Take the lines of the data below from the very first through the line containing "const yAxisTitle = 'Indexed to 1990';" and output them exactly, pictures excluded.

** Start of Dataset content **

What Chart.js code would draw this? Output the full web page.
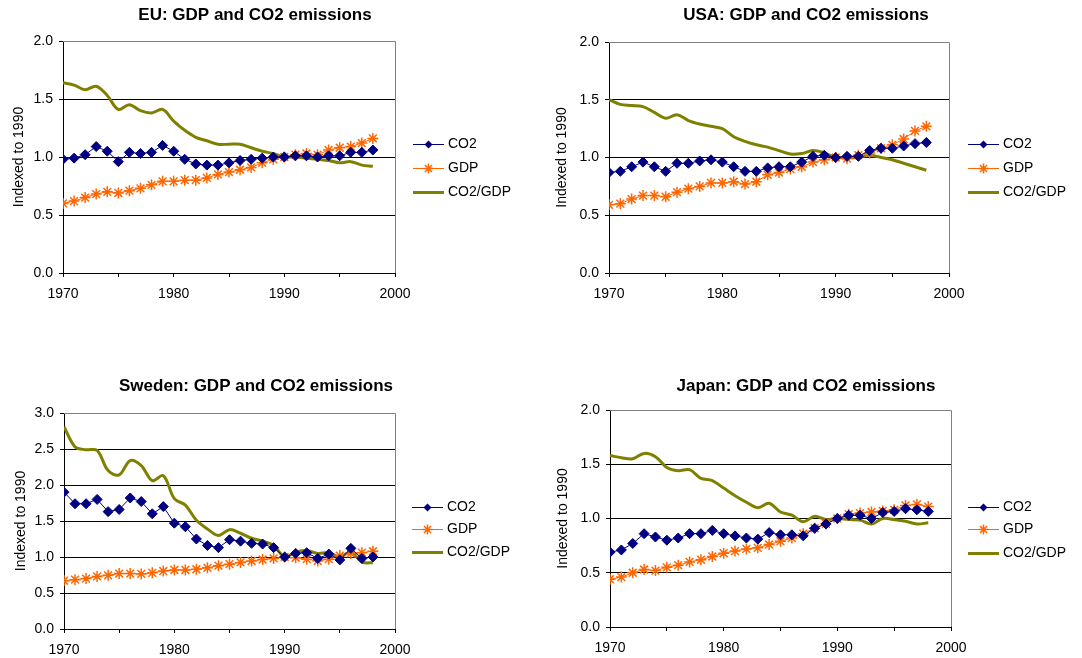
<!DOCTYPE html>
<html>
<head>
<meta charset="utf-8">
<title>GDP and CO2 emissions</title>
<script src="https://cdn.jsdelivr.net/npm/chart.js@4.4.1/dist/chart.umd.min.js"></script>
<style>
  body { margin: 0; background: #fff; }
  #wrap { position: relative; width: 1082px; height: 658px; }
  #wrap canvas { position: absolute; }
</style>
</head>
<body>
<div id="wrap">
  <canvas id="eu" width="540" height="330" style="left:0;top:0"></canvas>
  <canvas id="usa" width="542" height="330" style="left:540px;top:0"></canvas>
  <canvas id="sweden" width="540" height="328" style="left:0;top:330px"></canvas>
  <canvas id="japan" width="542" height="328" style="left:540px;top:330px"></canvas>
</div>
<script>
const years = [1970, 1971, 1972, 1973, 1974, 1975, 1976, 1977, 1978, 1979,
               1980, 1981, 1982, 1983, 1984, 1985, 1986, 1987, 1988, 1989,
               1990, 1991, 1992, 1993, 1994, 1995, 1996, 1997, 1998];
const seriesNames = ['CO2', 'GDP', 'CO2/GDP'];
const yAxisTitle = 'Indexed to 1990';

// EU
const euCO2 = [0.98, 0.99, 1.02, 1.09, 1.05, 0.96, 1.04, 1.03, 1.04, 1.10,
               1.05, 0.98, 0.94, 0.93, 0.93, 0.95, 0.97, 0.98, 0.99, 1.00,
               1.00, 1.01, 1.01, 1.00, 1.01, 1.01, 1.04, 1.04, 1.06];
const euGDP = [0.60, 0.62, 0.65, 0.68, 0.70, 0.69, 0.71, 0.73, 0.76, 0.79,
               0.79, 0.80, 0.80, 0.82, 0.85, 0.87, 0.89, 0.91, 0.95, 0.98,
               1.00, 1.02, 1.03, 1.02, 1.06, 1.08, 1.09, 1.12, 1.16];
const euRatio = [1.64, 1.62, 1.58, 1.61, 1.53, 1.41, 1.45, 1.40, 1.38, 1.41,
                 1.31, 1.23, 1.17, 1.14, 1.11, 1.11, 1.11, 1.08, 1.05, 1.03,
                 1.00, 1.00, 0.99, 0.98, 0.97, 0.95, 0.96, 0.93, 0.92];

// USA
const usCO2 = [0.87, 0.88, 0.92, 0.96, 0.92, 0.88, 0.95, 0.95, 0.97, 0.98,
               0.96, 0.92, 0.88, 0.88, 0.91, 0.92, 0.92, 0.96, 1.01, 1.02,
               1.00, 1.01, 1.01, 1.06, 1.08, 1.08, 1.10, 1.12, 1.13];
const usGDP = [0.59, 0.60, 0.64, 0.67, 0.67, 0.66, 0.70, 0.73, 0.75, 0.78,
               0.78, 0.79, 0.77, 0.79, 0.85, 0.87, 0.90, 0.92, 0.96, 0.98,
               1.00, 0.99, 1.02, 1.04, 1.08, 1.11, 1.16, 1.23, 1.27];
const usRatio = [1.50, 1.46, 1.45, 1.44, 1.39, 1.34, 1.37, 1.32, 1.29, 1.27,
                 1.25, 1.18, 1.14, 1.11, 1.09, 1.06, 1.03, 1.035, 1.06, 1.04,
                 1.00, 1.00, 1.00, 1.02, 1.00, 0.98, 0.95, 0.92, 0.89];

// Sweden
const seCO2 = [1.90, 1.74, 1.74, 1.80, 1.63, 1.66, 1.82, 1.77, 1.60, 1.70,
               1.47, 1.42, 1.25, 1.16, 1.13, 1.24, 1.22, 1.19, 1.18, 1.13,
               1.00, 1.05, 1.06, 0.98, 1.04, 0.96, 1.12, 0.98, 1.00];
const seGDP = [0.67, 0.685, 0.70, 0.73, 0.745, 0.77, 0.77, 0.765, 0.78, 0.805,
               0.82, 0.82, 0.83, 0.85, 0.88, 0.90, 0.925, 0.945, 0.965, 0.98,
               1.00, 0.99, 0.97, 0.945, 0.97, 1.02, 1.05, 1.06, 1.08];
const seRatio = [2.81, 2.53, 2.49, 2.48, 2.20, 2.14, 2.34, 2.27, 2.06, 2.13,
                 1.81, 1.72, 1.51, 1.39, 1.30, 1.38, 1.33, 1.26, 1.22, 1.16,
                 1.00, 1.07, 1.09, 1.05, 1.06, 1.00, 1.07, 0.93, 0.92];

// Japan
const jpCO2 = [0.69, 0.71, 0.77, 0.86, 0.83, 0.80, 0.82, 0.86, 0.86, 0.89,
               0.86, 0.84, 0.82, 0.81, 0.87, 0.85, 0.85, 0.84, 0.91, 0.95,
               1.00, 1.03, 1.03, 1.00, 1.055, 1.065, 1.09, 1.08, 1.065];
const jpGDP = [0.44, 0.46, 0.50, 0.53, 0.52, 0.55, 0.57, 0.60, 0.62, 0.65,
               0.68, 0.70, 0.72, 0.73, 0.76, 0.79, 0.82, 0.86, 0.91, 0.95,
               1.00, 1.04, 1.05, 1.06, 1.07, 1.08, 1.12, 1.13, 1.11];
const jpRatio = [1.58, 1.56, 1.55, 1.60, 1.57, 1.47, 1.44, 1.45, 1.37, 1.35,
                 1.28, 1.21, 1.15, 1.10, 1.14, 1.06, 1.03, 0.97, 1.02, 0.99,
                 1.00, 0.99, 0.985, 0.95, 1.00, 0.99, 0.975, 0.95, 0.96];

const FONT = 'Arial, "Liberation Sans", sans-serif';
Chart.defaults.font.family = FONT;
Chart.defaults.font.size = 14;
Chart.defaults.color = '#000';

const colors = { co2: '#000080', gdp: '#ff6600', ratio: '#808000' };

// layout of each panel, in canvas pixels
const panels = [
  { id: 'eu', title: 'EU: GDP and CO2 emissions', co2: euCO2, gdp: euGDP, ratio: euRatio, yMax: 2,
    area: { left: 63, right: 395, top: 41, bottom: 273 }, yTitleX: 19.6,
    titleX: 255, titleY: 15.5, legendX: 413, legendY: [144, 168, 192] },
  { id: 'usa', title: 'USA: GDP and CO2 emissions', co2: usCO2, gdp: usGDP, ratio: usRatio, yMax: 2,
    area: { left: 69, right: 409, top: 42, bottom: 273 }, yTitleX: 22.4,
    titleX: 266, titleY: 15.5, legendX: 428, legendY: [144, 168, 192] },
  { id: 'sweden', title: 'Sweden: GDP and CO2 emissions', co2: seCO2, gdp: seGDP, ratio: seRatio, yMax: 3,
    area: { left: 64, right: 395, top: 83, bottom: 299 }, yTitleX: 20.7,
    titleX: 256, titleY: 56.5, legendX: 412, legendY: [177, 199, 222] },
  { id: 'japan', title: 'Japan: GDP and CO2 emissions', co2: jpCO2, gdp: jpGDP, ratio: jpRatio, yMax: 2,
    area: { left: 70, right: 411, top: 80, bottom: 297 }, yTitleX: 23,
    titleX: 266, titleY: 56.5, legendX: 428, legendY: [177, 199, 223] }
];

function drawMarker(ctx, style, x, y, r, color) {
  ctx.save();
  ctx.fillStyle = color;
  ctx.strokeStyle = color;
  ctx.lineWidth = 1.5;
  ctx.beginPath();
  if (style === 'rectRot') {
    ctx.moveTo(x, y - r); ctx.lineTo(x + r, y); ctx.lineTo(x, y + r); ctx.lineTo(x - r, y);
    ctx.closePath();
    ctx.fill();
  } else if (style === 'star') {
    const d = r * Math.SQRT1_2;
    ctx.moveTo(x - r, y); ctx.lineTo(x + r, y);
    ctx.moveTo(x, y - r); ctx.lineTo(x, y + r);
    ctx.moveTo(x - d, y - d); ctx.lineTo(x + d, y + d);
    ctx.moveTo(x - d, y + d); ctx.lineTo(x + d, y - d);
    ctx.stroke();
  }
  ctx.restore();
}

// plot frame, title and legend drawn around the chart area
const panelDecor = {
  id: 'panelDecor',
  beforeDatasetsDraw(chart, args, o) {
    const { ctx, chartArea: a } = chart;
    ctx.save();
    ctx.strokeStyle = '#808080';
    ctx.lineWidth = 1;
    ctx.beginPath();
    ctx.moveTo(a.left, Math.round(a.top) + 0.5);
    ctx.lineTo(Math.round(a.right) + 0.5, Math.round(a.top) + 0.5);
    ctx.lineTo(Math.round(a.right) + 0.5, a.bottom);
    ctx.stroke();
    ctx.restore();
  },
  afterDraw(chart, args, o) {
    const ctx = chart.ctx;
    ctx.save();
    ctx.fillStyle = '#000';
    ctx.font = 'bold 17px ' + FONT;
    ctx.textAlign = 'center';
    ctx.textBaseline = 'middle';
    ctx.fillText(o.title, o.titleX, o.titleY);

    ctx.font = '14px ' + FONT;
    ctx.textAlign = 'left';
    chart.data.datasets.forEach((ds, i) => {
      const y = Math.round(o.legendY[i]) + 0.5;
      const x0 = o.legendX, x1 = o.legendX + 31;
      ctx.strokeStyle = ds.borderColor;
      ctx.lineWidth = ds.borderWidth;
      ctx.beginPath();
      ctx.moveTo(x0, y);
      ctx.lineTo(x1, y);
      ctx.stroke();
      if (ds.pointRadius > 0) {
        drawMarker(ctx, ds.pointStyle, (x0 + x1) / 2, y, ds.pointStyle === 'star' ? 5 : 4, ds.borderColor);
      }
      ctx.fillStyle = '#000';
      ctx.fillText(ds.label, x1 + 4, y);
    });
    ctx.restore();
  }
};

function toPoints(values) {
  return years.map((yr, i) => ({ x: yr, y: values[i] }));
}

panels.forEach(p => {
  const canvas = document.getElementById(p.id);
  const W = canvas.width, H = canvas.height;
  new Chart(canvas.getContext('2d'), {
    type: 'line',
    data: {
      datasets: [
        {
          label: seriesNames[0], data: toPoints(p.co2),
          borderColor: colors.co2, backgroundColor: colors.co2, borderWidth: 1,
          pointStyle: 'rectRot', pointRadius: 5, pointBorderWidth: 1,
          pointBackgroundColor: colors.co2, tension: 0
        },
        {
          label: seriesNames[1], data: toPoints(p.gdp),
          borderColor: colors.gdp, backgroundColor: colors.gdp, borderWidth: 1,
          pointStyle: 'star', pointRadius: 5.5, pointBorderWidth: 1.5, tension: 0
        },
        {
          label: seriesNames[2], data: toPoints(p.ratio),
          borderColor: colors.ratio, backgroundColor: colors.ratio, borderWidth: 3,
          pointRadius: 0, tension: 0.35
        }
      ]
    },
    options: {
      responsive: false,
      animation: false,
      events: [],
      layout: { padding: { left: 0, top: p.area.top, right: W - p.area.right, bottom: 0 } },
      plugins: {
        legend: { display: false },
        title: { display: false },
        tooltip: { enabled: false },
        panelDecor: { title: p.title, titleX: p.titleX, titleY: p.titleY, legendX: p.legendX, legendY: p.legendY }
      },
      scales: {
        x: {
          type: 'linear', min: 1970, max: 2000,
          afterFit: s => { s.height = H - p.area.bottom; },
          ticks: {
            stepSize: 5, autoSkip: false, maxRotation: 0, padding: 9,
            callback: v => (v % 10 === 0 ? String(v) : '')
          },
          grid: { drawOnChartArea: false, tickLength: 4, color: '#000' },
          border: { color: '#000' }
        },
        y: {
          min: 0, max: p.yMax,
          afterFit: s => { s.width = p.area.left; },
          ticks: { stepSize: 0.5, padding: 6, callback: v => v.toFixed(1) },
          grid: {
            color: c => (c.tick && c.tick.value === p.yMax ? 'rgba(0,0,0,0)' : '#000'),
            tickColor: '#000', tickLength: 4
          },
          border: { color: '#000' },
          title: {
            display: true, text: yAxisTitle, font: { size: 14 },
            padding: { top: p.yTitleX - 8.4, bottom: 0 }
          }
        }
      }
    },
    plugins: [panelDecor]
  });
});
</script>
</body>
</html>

** End of Dataset content **

● Written solution:
What Chart.js code would draw this? Output the full web page.
<!DOCTYPE html>
<html>
<head>
<meta charset="utf-8">
<title>GDP and CO2 emissions</title>
<script src="https://cdn.jsdelivr.net/npm/chart.js@4.4.1/dist/chart.umd.min.js"></script>
<style>
  body { margin: 0; background: #fff; }
  #wrap { position: relative; width: 1082px; height: 658px; }
  #wrap canvas { position: absolute; }
</style>
</head>
<body>
<div id="wrap">
  <canvas id="eu" width="540" height="330" style="left:0;top:0"></canvas>
  <canvas id="usa" width="542" height="330" style="left:540px;top:0"></canvas>
  <canvas id="sweden" width="540" height="328" style="left:0;top:330px"></canvas>
  <canvas id="japan" width="542" height="328" style="left:540px;top:330px"></canvas>
</div>
<script>
const years = [1970, 1971, 1972, 1973, 1974, 1975, 1976, 1977, 1978, 1979,
               1980, 1981, 1982, 1983, 1984, 1985, 1986, 1987, 1988, 1989,
               1990, 1991, 1992, 1993, 1994, 1995, 1996, 1997, 1998];
const seriesNames = ['CO2', 'GDP', 'CO2/GDP'];
const yAxisTitle = 'Indexed to 1990';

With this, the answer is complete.